Live and Learn: Mysterious Ruins in West Africa

Have you ever heard of the Senegambian Stone Circles? ( https://en.wikipedia.org/wiki/Senegambian_stone_circles ) I hadn’t, until a few minutes ago. They are an enormous number of standing stone monoliths, in what are now the countries of Senegal and the Gambia, erected over many centuries, perhaps started by Iron Age people as early as 300 B.C. They were still being erected many centuries later… and then, sometime during what we would call the late Middle Ages, they stopped.

The dating is uncertain, the history is–well, there isn’t much of it. The stones don’t bear inscriptions. Most inconvenient for students of history.

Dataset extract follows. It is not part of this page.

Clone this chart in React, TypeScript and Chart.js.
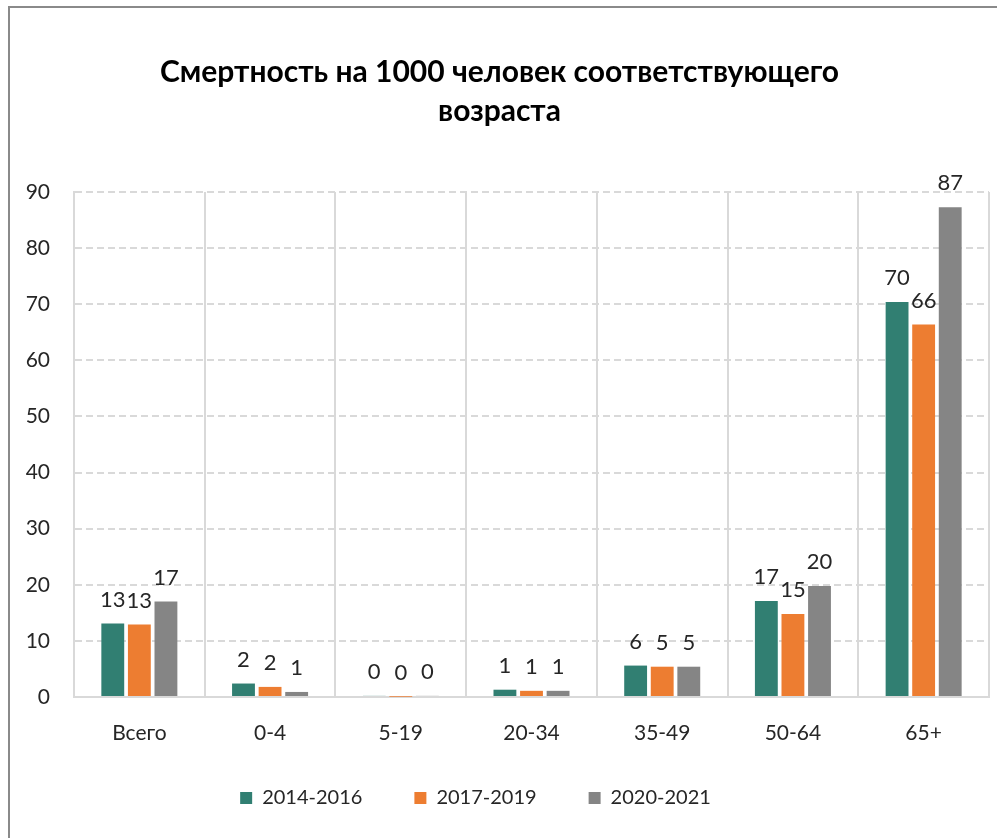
import React, { useEffect, useRef } from "react";
import { Chart, registerables } from "chart.js";

Chart.register(...registerables);

const categories = ["Всего", "0-4", "5-19", "20-34", "35-49", "50-64", "65+"];
const seriesNames = ["2014-2016", "2017-2019", "2020-2021"];
const values2014 = [13.1, 2.4, 0.2, 1.3, 5.6, 17.1, 70.4];
const values2017 = [12.9, 1.8, 0.05, 1.1, 5.4, 14.8, 66.4];
const values2020 = [17.0, 0.9, 0.2, 1.1, 5.4, 19.8, 87.3];
const colors = ["#317F72", "#ED7D31", "#858585"];
const titleLines = ["Смертность на 1000 человек соответствующего", "возраста"];
const yMax = 90;
const yStep = 10;

const FONT = "Lato, 'Open Sans', sans-serif";
const LEGEND_PAD = 52;
const LEGEND_CENTER_Y = 798;
const LEGEND_SHIFT_X = -24;

const dataLabelPlugin = {
  id: "dataLabels",
  afterDatasetsDraw(chart: any) {
    const ctx = chart.ctx;
    ctx.save();
    ctx.font = `22px ${FONT}`;
    ctx.fillStyle = "#262626";
    ctx.textAlign = "center";
    ctx.textBaseline = "bottom";
    chart.data.datasets.forEach((ds: any, di: number) => {
      const meta = chart.getDatasetMeta(di);
      meta.data.forEach((el: any, i: number) => {
        const v = ds.data[i];
        ctx.fillText(String(Math.round(v)), el.x, el.y - 13);
      });
    });
    ctx.restore();
  },
};

const legendPlacePlugin = {
  id: "legendPlace",
  afterLayout(chart: any) {
    const lg = chart.legend;
    if (!lg) return;
    const itemH = lg.height - LEGEND_PAD - 10;
    const top = LEGEND_CENTER_Y - LEGEND_PAD - itemH / 2;
    const dy = top - lg.top;
    lg.top += dy;
    lg.bottom += dy;
    lg.left += LEGEND_SHIFT_X;
    lg.right += LEGEND_SHIFT_X;
  },
};

export default function App() {
  const ref = useRef<HTMLCanvasElement | null>(null);
  useEffect(() => {
    if (!ref.current) return;
    const chart = new Chart(ref.current, {
      type: "bar",
      data: {
        labels: categories,
        datasets: [values2014, values2017, values2020].map((d, i) => ({
          label: seriesNames[i],
          data: d,
          backgroundColor: colors[i],
          barPercentage: 0.86,
          categoryPercentage: 0.61,
        })),
      },
      options: {
        responsive: false,
        animation: false,
        devicePixelRatio: 1,
        layout: { padding: { left: 10, right: 8, top: 0, bottom: -3 } },
        plugins: {
          title: {
            display: true,
            text: titleLines,
            color: "#000",
            font: { family: FONT, size: 30, weight: "bold", lineHeight: 1.3 },
            padding: { top: 53, bottom: 61 },
          },
          legend: {
            position: "bottom",
            labels: {
              boxWidth: 12,
              boxHeight: 12,
              padding: LEGEND_PAD,
              color: "#262626",
              font: { family: FONT, size: 20 },
            },
          },
          tooltip: { enabled: false },
        },
        scales: {
          x: {
            grid: { color: "#d9d9d9", lineWidth: 2, drawTicks: false, offset: true },
            border: { color: "#d9d9d9", width: 2 },
            ticks: { color: "#262626", font: { family: FONT, size: 21 }, padding: 24 },
            afterFit(scale: any) {
              scale.height = 62;
            },
          },
          y: {
            min: 0,
            max: yMax,
            ticks: { stepSize: yStep, color: "#262626", font: { family: FONT, size: 21 }, padding: 24 },
            grid: { color: "#d9d9d9", lineWidth: 2, drawTicks: false },
            border: { display: true, color: "#d9d9d9", width: 2, dash: [7, 4] },
            afterFit(scale: any) {
              scale.width = 64;
            },
          },
        },
      },
      plugins: [dataLabelPlugin, legendPlacePlugin],
    } as any);
    return () => chart.destroy();
  }, []);

  return (
    <div style={{ position: "fixed", left: 0, top: 0, width: 997, height: 838, overflow: "hidden", background: "#fff" }}>
      <div
        style={{
          position: "absolute",
          left: 8,
          top: 6,
          width: 1200,
          height: 1200,
          borderTop: "2px solid #8a8a8a",
          borderLeft: "2px solid #8a8a8a",
        }}
      />
      <canvas ref={ref} width={997} height={838} style={{ position: "absolute", left: 0, top: 0 }} />
    </div>
  );
}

I don’t know about you, but stuff like this just fascinates me. Who were the people who raised these stones? Why did they go to all that trouble, for so long, and why did they stop? If the stones were involved with funeral customs, what did they mean? The project had to have involved a tremendous amount of labor, and probably required a highly effective social and or/political organization. But whose? And what else did they do, besides set up countless huge and heavy stones–without anything like modern construction equipment?

These stones bear witness to the fact that whole nations, civilizations, and cultures can be lost, forgotten, and beyond recovery.

We ought to be more careful about maintaining ours.